Yes. Yes. I think what you saw in the second quarter was without growth, you see just the impact of the repricing. And then to the extent that we can start adding some net growth to the portfolio, that should be helpful to the margin.
Yes. That's pretty powerful. And then just last one. You touched on the strength of defense spending. I'm curious, how does that play into your growth? Is that a C&I opportunity or is it just a positive from a local economic benefit? Just kind of curious how defense spending can impact the bank.
Yes, David. This is Arnold. I would say that those defense spending translate or cascade to a lot of businesses here in Hawaii. So it does have a broader impact to the economy. Lots of small businesses benefit from it. So it's a good thing. And we believe that it's going to continue as we move forward given kind of what's going on in the world today.

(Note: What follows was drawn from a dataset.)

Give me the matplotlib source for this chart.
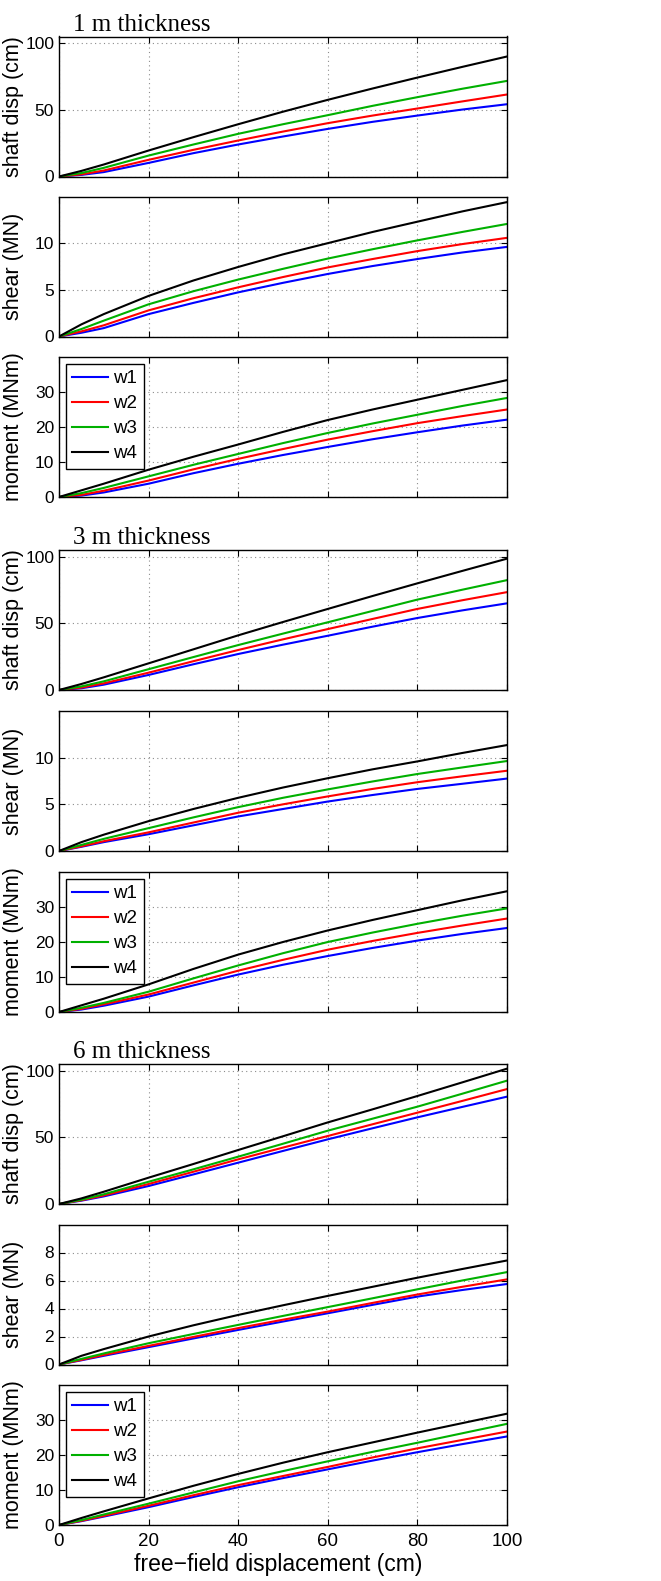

David, maybe I can just add to what Arnold shared. From more specifically on a banking standpoint, it's actually both. It is a loan and deposit opportunity. A lot of the relationships, the government contractors start on the deposit side. But once they get business, once they get contracts, they all need lines of credit. So it actually is on both sides of the balance sheet.
That is all the questions we have in our queue. I will now turn the call back over to Ms. Matsumoto for closing remarks.
Thank you very much for participating in our earnings call for the second quarter of 2024. We look forward to future opportunities to update you on our progress. Thank you.
Ladies and gentlemen, that concludes today's call. Thank you all for joining. You may now disconnect.